E racconta anche un altro aneddoto: “Era anche preoccupato per la figlia Fiammetta, che era lontana, in viaggio con amici di famiglia. E io lo rassicurai, dicendogli che anche io avevo una figlia che andava spesso a ballare e che non si faceva sentire. Mi colpì molto quell’amore infinito per i figli. Un amore viscerale. Era davvero preoccupato. Quando ne parlava aveva il sorriso molto dolce. Ma preoccupato”. E ribadisce: “Certamente era preoccupato anche per se stesso”. E ricorda anche che “dopo la strage di Capaci, aveva insistito perché voleva essere ascoltato dalla Procura di Caltanissetta. Quello era il periodo di Tinebra a Caltanissetta, di Giammanco a Palermo. E poi c’era Contrada. Erano personaggi che a Borsellino non calavano, come Arnaldo La Barbera. Io volevo parlare solo con lui e Borsellino lo sapeva”.
In un altro passaggio molto importante, Gaspare Mutolo ribadisce che “dentro lo Stato c’erano tre correnti: alcune persone che se la facevano addosso per paura, altri che cercavano di rimediare, e altri che volevano combattere.
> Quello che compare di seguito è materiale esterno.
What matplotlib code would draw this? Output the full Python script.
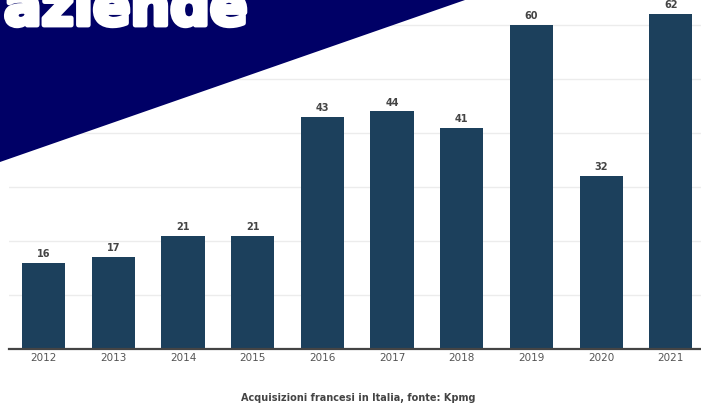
import matplotlib.pyplot as plt
import matplotlib.patheffects as pe
from matplotlib.patches import Polygon

# Data
anni = ['2012', '2013', '2014', '2015', '2016', '2017', '2018', '2019', '2020', '2021']
acquisizioni = [16, 17, 21, 21, 43, 44, 41, 60, 32, 62]

W, H = 701, 407
fig = plt.figure(figsize=(W / 100, H / 100), dpi=100)

# axes placed in pixel terms: baseline at y=349, slot width ~69.7 px
slot = 69.7
left_px = 8.7
ax = fig.add_axes([left_px / W, (H - 349) / H, 10 * slot / W, 349 / H])

x = list(range(len(anni)))
bars = ax.bar(x, acquisizioni, width=0.62, color='#1c405c', zorder=2)
ax.set_xlim(-0.5, 9.5)
ax.set_ylim(0, 349 / 5.4)

for xi, v in zip(x, acquisizioni):
    ax.text(xi, v + 0.7, str(v), ha='center', va='bottom', fontsize=7,
            fontweight='bold', color='#444444')

ax.set_yticks([10, 20, 30, 40, 50, 60])
ax.set_yticklabels([])
ax.tick_params(axis='y', length=0)
ax.grid(axis='y', color='#ececec', linewidth=1, zorder=0)
ax.set_xticks(x)
ax.set_xticklabels(anni, fontsize=7.5, color='#555555')
ax.tick_params(axis='x', length=0, pad=3)
for s in ['top', 'right', 'left']:
    ax.spines[s].set_visible(False)
ax.spines['bottom'].set_color('#444444')
ax.spines['bottom'].set_linewidth(1.6)

fig.text(358 / W, 1 - 398 / H, 'Acquisizioni francesi in Italia, fonte: Kpmg',
         ha='center', va='center', fontsize=7, fontweight='bold', color='#444444')

# navy banner in the top-left corner
tri = Polygon([(0, 1), (465 / W, 1), (0, 1 - 162 / H)], closed=True,
              transform=fig.transFigure, facecolor='#000066', edgecolor='none', zorder=10)
fig.patches.append(tri)
fig.text(4 / W, 1 - 25 / H, 'aziende', ha='left', va='baseline', fontsize=40,
         fontweight='heavy', color='white', zorder=11,
         path_effects=[pe.withStroke(linewidth=3.5, foreground='white')])

fig.savefig('out.png', dpi=100)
Io, ringraziando Dio, sono tra quelle persone che avevano intenzione di combattere”. Il collaboratore di giustizia si dice convinto che “ancora oggi continuano i depistaggi sulla strage di via D’Amelio”. “Al centro per cento”, spiega. “Così come la trattativa tra Stato e mafia, prosegue ancora, altro che”. Ma chi depista? “Questa è una domanda maliziosa – dice Mutolo – quelle persone che dopo le stragi avevano interesse a farle, perché la trattativa continua ancora oggi”.
Intanto la lotta a Cosa Nostra non si ferma e arriva notizia che stamattina sono finiti in carcere, tutti indagati, a vario titolo, per associazione mafiosa, armi, ed estorsione aggravata (al centro dell’attenzione degli investigatori il pizzo, più di 50 episodi di estorsione ai danni di quasi altrettanti commercianti di Palermo) sedici fra boss e gregari delle famiglie mafiose palermitane di Brancaccio e Ciaculli in una operazione di polizia e carabinieri, coordinati dalla Dda di Palermo, alla fine di due anni di indagini. Oggi solo mafia, il resto, le beghe continue su tutto dentro il governo di disunità nazionale, le leggete ovunque.